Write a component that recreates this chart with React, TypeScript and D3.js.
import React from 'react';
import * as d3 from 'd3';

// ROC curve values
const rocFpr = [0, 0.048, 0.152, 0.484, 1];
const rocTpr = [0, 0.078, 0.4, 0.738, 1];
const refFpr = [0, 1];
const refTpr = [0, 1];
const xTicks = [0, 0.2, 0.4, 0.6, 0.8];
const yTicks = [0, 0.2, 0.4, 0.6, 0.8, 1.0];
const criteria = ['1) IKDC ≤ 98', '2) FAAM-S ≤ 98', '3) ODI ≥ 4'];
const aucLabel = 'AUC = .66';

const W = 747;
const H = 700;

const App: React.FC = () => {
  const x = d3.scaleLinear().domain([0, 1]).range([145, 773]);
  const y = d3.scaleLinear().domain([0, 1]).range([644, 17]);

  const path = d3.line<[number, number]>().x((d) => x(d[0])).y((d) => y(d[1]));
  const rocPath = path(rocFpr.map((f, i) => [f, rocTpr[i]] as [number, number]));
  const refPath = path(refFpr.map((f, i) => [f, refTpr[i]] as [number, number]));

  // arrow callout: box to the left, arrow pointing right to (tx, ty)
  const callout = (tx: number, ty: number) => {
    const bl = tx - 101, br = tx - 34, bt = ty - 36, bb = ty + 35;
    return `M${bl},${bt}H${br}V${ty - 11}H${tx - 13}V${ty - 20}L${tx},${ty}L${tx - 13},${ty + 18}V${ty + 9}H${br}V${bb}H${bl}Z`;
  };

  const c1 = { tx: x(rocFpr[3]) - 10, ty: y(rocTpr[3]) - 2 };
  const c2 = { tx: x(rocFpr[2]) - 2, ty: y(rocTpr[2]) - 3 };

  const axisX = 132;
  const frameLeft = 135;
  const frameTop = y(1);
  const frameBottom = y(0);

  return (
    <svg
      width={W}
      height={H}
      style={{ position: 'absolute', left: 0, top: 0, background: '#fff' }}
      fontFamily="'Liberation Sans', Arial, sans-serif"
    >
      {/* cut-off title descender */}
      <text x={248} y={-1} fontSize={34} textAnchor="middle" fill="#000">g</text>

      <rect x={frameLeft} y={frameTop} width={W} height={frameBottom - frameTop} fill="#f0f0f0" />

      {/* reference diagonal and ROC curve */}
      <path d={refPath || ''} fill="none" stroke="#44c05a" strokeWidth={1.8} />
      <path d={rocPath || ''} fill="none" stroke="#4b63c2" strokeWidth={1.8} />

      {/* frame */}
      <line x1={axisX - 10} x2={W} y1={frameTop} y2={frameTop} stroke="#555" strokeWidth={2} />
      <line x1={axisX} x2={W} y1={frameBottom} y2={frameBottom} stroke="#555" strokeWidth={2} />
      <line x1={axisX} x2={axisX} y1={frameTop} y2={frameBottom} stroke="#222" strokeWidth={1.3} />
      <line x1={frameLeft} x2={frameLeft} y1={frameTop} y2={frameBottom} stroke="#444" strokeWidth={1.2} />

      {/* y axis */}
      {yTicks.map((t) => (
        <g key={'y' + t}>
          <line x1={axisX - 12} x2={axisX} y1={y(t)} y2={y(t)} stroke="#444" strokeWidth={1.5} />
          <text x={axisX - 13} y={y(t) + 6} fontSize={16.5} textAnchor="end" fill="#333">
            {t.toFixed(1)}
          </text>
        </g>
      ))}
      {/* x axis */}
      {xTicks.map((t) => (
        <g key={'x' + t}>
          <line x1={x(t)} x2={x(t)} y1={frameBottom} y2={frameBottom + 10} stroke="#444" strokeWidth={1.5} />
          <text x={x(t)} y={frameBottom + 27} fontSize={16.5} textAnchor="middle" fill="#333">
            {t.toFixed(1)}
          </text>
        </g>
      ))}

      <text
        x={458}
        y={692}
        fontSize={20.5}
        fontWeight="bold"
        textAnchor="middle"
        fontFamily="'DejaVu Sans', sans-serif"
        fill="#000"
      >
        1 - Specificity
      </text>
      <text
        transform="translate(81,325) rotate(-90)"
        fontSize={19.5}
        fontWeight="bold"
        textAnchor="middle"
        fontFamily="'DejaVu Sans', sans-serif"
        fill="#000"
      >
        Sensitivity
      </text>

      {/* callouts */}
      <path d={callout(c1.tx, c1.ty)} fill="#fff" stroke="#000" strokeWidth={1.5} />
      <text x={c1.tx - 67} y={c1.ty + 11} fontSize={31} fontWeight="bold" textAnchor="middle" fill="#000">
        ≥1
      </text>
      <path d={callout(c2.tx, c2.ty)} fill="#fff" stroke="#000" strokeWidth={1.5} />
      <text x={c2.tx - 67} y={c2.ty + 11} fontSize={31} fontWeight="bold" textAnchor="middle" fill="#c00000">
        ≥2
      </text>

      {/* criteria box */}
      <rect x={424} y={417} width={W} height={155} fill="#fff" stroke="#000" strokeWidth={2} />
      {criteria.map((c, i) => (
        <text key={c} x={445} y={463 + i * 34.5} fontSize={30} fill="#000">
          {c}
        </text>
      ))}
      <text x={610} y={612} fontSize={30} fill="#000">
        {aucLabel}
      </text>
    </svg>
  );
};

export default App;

---

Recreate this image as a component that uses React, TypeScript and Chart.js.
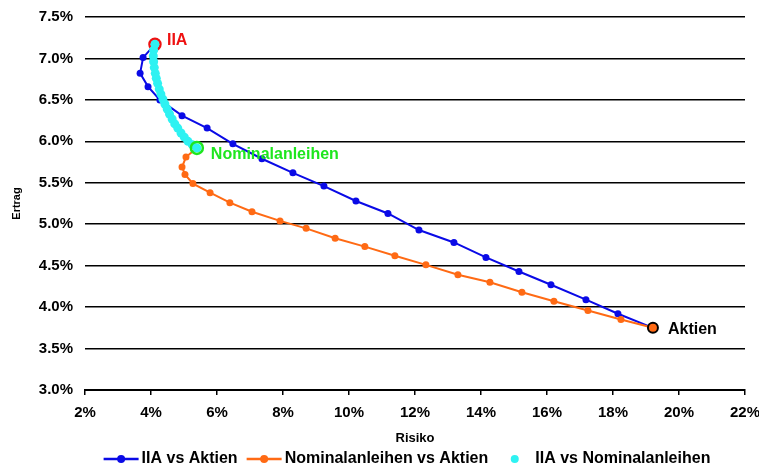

* _Work to be completed_
Return exactly the lines from the line that has "Write a component" to the line that has "const H = 700;", both of them included.

* _Answer below_
Write a component that recreates this chart with React, TypeScript and D3.js.
import React from 'react';
import * as d3 from 'd3';

// ROC curve values
const rocFpr = [0, 0.048, 0.152, 0.484, 1];
const rocTpr = [0, 0.078, 0.4, 0.738, 1];
const refFpr = [0, 1];
const refTpr = [0, 1];
const xTicks = [0, 0.2, 0.4, 0.6, 0.8];
const yTicks = [0, 0.2, 0.4, 0.6, 0.8, 1.0];
const criteria = ['1) IKDC ≤ 98', '2) FAAM-S ≤ 98', '3) ODI ≥ 4'];
const aucLabel = 'AUC = .66';

const W = 747;
const H = 700;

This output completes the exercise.